Hundreds of hands went up when the audience was asked if they thought rates were too high. PHOTO/GIANINA SCHWANECKE
High rural rates among thorny topics
More than 350 disgruntled Carterton ratepayers packed into the Carterton Events Centre to hear from councillors about rises in rates.
The event was organised by Rates Resistance Carterton, which includes former Carterton district councillor Tracey O’Callaghan, who resigned from council in March, as a member.
Many people at the meeting wanted to know why rates in Carterton district had increased and how much they would go up in the future.
Councillors Brian Deller, Jill Greathead, Greg Lang, Rebecca Vergunst and Mike Ashby attended, with apologies offered by Mayor John Booth and Cr Ruth Carter.
All who attended are standing for council again bar Mike Ashby who said he had found this last term “quite stressful”.

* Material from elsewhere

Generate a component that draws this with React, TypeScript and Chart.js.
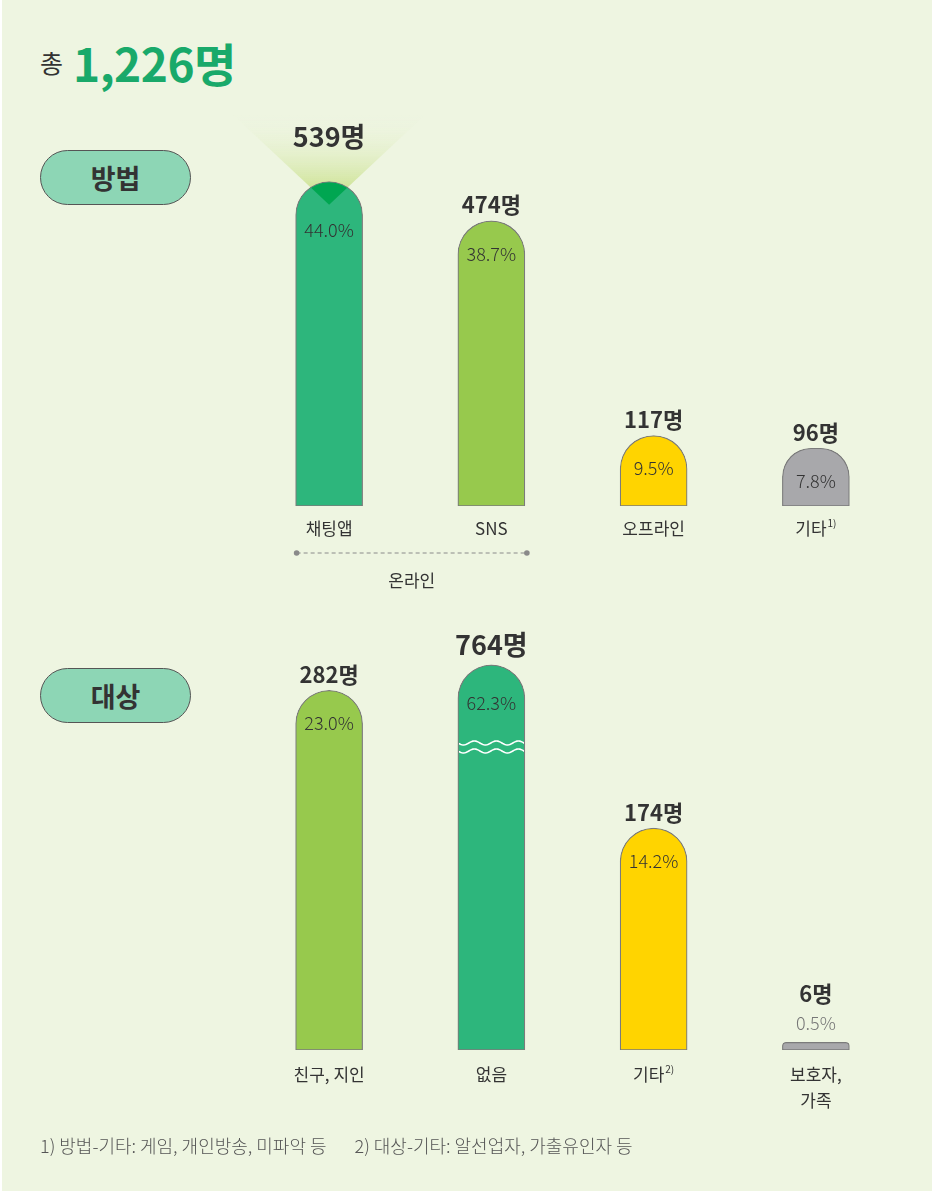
import React, { useEffect, useRef } from "react";
import { Chart, registerables } from "chart.js";

Chart.register(...registerables);

const FONT = '"Noto Sans CJK KR", "Noto Sans", sans-serif';

const TOTAL_PREFIX = "총";
const TOTAL_LABEL = "1,226명";
const FOOTNOTE_1 = "1) 방법-기타: 게임, 개인방송, 미파악 등";
const FOOTNOTE_2 = "2) 대상-기타: 알선업자, 가출유인자 등";

const methodTitle = "방법";
const methodCategories = [["채팅앱"], ["SNS"], ["오프라인"], ["기타"]];
const methodNotes = ["", "", "", "1)"];
const methodCounts = [539, 474, 117, 96];
const methodPercents = ["44.0%", "38.7%", "9.5%", "7.8%"];
const methodColors = ["#2db67c", "#97c94d", "#ffd400", "#a8a8ab"];
const methodGroupLabel = "온라인";
const methodGroupRange = [0, 1];
const METHOD_Y_MAX = 600;

const targetTitle = "대상";
const targetCategories = [["친구, 지인"], ["없음"], ["기타"], ["보호자,", "가족"]];
const targetNotes = ["", "", "2)", ""];
const targetCounts = [282, 764, 174, 6];
const targetPercents = ["23.0%", "62.3%", "14.2%", "0.5%"];
const targetColors = ["#97c94d", "#2db67c", "#ffd400", "#a8a8ab"];
const TARGET_Y_MAX = 320;
const TARGET_AXIS_BREAK = 302; // values above this are drawn with a broken bar

type ChartCfg = {
  categories: string[][];
  notes: string[];
  counts: number[];
  percents: string[];
  colors: string[];
  yMax: number;
  axisBreak?: number;
  spotlight?: boolean;
  group?: { label: string; range: number[] };
  padding: { left: number; right: number; top: number; bottom: number };
  labelGap: number;
};

function makePlugin(cfg: ChartCfg) {
  const maxIdx = cfg.counts.indexOf(Math.max(...cfg.counts));
  return {
    id: "infoLabels",
    beforeDatasetsDraw(chart: any) {
      if (!cfg.spotlight) return;
      const ctx = chart.ctx;
      const el = chart.getDatasetMeta(0).data[maxIdx];
      const { x, y } = el.getProps(["x", "y"], true);
      const apex = y + 23;
      const topY = apex - 90;
      const half = 96;
      const g = ctx.createLinearGradient(0, topY, 0, y + 5);
      g.addColorStop(0, "rgba(238,245,225,0)");
      g.addColorStop(1, "rgba(208,228,155,1)");
      ctx.save();
      ctx.beginPath();
      ctx.moveTo(x - half, topY);
      ctx.lineTo(x + half, topY);
      ctx.lineTo(x, apex);
      ctx.closePath();
      ctx.fillStyle = g;
      ctx.fill();
      ctx.restore();
    },
    afterDatasetsDraw(chart: any) {
      const ctx = chart.ctx;
      const meta = chart.getDatasetMeta(0);
      meta.data.forEach((el: any, i: number) => {
        const { x, y, base, width } = el.getProps(["x", "y", "base", "width"], true);
        const h = base - y;
        const isMax = i === maxIdx;
        if (cfg.spotlight && isMax) {
          const r = width / 2;
          const apex = y + 23;
          const topY = apex - 90;
          const half = 96;
          ctx.save();
          ctx.beginPath();
          ctx.arc(x, y + r, r - 0.8, 0, Math.PI * 2);
          ctx.clip();
          ctx.beginPath();
          ctx.moveTo(x - half, topY);
          ctx.lineTo(x + half, topY);
          ctx.lineTo(x, apex);
          ctx.closePath();
          ctx.fillStyle = "#00a651";
          ctx.fill();
          ctx.restore();
        }
        if (cfg.axisBreak !== undefined && cfg.counts[i] > cfg.axisBreak) {
          ctx.save();
          ctx.beginPath();
          ctx.rect(x - width / 2 + 1, y, width - 2, h);
          ctx.clip();
          ctx.strokeStyle = "#ffffff";
          ctx.lineWidth = 1.6;
          [78, 86].forEach((off) => {
            ctx.beginPath();
            for (let px = x - width / 2; px <= x + width / 2; px += 1) {
              const py = y + off + 2 * Math.sin(((px - (x - width / 2)) / 22) * Math.PI * 2);
              if (px === x - width / 2) ctx.moveTo(px, py);
              else ctx.lineTo(px, py);
            }
            ctx.stroke();
          });
          ctx.restore();
        }
        ctx.save();
        ctx.textAlign = "center";
        ctx.textBaseline = "middle";
        const small = h < 30;
        const countText = cfg.counts[i] + "명";
        ctx.fillStyle = "#333333";
        if (small) {
          ctx.font = `bold 22px ${FONT}`;
          ctx.fillText(countText, x, y - 49);
          ctx.font = `300 18px ${FONT}`;
          ctx.fillStyle = "#777777";
          ctx.fillText(cfg.percents[i], x, y - 19);
        } else {
          const cOff = isMax ? (cfg.spotlight ? 45 : 20) : 16;
          const pOff = isMax ? (cfg.spotlight ? 48 : 38) : 33;
          ctx.font = `bold ${isMax ? 27 : 22}px ${FONT}`;
          ctx.fillText(countText, x, y - cOff);
          ctx.font = `300 18px ${FONT}`;
          ctx.fillStyle = "#333333";
          ctx.fillText(cfg.percents[i], x, y + pOff);
        }
        ctx.fillStyle = "#333333";
        const lines = cfg.categories[i];
        lines.forEach((line, li) => {
          const ly = base + cfg.labelGap + li * 26;
          ctx.font = `17px ${FONT}`;
          const note = li === lines.length - 1 ? cfg.notes[i] : "";
          if (note) {
            const mw = ctx.measureText(line).width;
            ctx.font = `10px ${FONT}`;
            const nw = ctx.measureText(note).width;
            const start = x - (mw + nw + 1) / 2;
            ctx.textAlign = "left";
            ctx.fillText(note, start + mw + 1, ly - 6);
            ctx.font = `17px ${FONT}`;
            ctx.fillText(line, start, ly);
            ctx.textAlign = "center";
          } else {
            ctx.fillText(line, x, ly);
          }
        });
        ctx.restore();
      });
      if (cfg.group) {
        const a = meta.data[cfg.group.range[0]].getProps(["x", "width", "base"], true);
        const b = meta.data[cfg.group.range[1]].getProps(["x", "width"], true);
        const x1 = a.x - a.width / 2 + 1;
        const x2 = b.x + b.width / 2 + 2;
        const ly = a.base + 47;
        ctx.save();
        ctx.strokeStyle = "#8a8a8a";
        ctx.lineWidth = 1;
        ctx.setLineDash([4, 3]);
        ctx.beginPath();
        ctx.moveTo(x1, ly);
        ctx.lineTo(x2, ly);
        ctx.stroke();
        ctx.setLineDash([]);
        ctx.fillStyle = "#8a8a8a";
        [x1, x2].forEach((px) => {
          ctx.beginPath();
          ctx.arc(px, ly, 2.8, 0, Math.PI * 2);
          ctx.fill();
        });
        ctx.fillStyle = "#333333";
        ctx.font = `17px ${FONT}`;
        ctx.textAlign = "center";
        ctx.textBaseline = "middle";
        ctx.fillText(cfg.group.label, (x1 + x2) / 2, a.base + 75);
        ctx.restore();
      }
    },
  };
}

function BarBlock({ cfg, top, height }: { cfg: ChartCfg; top: number; height: number }) {
  const ref = useRef<HTMLCanvasElement | null>(null);
  useEffect(() => {
    if (!ref.current) return;
    const display = cfg.counts.map((v) =>
      cfg.axisBreak !== undefined ? Math.min(v, cfg.axisBreak) : v
    );
    const chart = new Chart(ref.current, {
      type: "bar",
      data: {
        labels: cfg.categories.map((c) => c.join(" ")),
        datasets: [
          {
            data: display,
            backgroundColor: cfg.colors,
            borderColor: "#7b7b7b",
            borderWidth: 1.2,
            borderSkipped: false,
            borderRadius: { topLeft: 40, topRight: 40, bottomLeft: 0, bottomRight: 0 },
            barThickness: 67,
          },
        ],
      },
      options: {
        responsive: false,
        animation: false,
        devicePixelRatio: 1,
        layout: { padding: cfg.padding },
        plugins: { legend: { display: false }, tooltip: { enabled: false } },
        scales: {
          x: { display: false },
          y: { display: false, min: 0, max: cfg.yMax },
        },
      },
      plugins: [makePlugin(cfg)],
    });
    return () => chart.destroy();
  }, []);
  return (
    <canvas
      ref={ref}
      width={932}
      height={height}
      style={{ position: "absolute", left: 0, top, width: 932, height }}
    />
  );
}

const pillStyle = (top: number): React.CSSProperties => ({
  position: "absolute",
  left: 40,
  top,
  width: 151,
  height: 55,
  boxSizing: "border-box",
  borderRadius: 28,
  background: "#8dd6b5",
  border: "1.5px solid #555",
  display: "flex",
  alignItems: "center",
  justifyContent: "center",
  fontFamily: FONT,
  fontWeight: 700,
  fontSize: 27,
  color: "#333",
});

export default function App() {
  const methodCfg: ChartCfg = {
    categories: methodCategories,
    notes: methodNotes,
    counts: methodCounts,
    percents: methodPercents,
    colors: methodColors,
    yMax: METHOD_Y_MAX,
    spotlight: true,
    group: { label: methodGroupLabel, range: methodGroupRange },
    padding: { left: 248, right: 35, top: 55, bottom: 104 },
    labelGap: 23,
  };
  const targetCfg: ChartCfg = {
    categories: targetCategories,
    notes: targetNotes,
    counts: targetCounts,
    percents: targetPercents,
    colors: targetColors,
    yMax: TARGET_Y_MAX,
    axisBreak: TARGET_AXIS_BREAK,
    padding: { left: 248, right: 35, top: 32, bottom: 90 },
    labelGap: 25,
  };
  return (
    <div style={{ position: "absolute", left: 0, top: 0, width: 932, height: 1194, background: "#fff" }}>
      <div style={{ position: "absolute", left: 2, top: 0, width: 930, height: 1191, background: "#eef5e1" }} />
      <div
        style={{
          position: "absolute",
          left: 40,
          top: 34,
          height: 56,
          display: "flex",
          alignItems: "center",
          fontFamily: FONT,
          whiteSpace: "nowrap",
        }}
      >
        <span style={{ fontSize: 25, color: "#333", marginRight: 10, lineHeight: "56px" }}>{TOTAL_PREFIX}</span>
        <span style={{ fontSize: 46, fontWeight: 700, color: "#19a96a", letterSpacing: -0.5, lineHeight: "56px" }}>
          {TOTAL_LABEL}
        </span>
      </div>
      <div style={pillStyle(150)}>{methodTitle}</div>
      <div style={pillStyle(668)}>{targetTitle}</div>
      <BarBlock cfg={methodCfg} top={90} height={520} />
      <BarBlock cfg={targetCfg} top={610} height={530} />
      <div
        style={{
          position: "absolute",
          left: 40,
          top: 1133,
          fontFamily: FONT,
          fontSize: 18,
          fontWeight: 300,
          color: "#555",
          whiteSpace: "nowrap",
          lineHeight: "24px",
        }}
      >
        <span>{FOOTNOTE_1}</span>
        <span style={{ marginLeft: 28 }}>{FOOTNOTE_2}</span>
      </div>
    </div>
  );
}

Questions were drawn randomly from a hat by facilitator and Featherston resident John Boon. Some had been given to councillors beforehand so they could prepare answers while others were submitted on Tuesday night.
One asked why rates were higher for rural residents than urban.
Lang answered that rural rates contributed to other community costs in the urban centres which rural ratepayers could enjoy.
“When you leave your house and drive on the road, and park the car and walk on the footpath, walk by the gardens, use the public toilets, watch sports games, drink water … that all comes from rates,” he said.
Vergunst disputed claims that Carterton had the highest rural rates in the country according to figures from the Taxpayer Union.
“I’d like to see what makes up the Taxpayer Union figures. There’s no standard for rates.
“A dollar figure per ratepayer doesn’t sum up what’s going on in the district.”
She said it didn’t account for spending on projects, such as the wastewater treatment plant and proposed dog pound, required under new legislative standards set by central government.
Audience members booed at the mention of such projects.
“Other councils on that list might not have got to that stage and may face rates increases later,” she said.
Carterton had a rates increase of 9.5 per cent last year. The higher-than-expected final figure was attributed to a move to in-house auditing and unexpected issues with budget calculations.
The big-ticket items covered by the rates included work starting on the wastewater treatment plant and a three-year project to increase drinking water storage.
This year, the council adopted an average-rates increase of 4.2 per cent, below the initial 4.5 per cent estimate.
Other questions related to cost-cutting measures such as shared services among councils and how many were in effect.
Several also focused on water quality issues such as stock movements, how water charges were calculated and the implementation of new smart water meters.
This proved a hot button item with shouts from audience members – many who were apparently keen gardeners.
Vergunst later challenged audience members to write a list of things they’d like council to cut costs on and to send them to her or submit them during the consultation process of the next annual plan.
“We love to hear from people and want them to submit,” she said.
During consultation on the Annual Plan there were only 66 submissions – a far cry from the 350-plus audience.
The purpose of the evening also seemed to be about transparency.
O’Callaghan called for council meetings to be recorded and councillor votes recorded.
Answers to some of the questions, such as councillor’s votes for the 2019/20 Annual Plan or dog registration fees increases, could be found in the readily available council reports, or in previous Times-Age articles.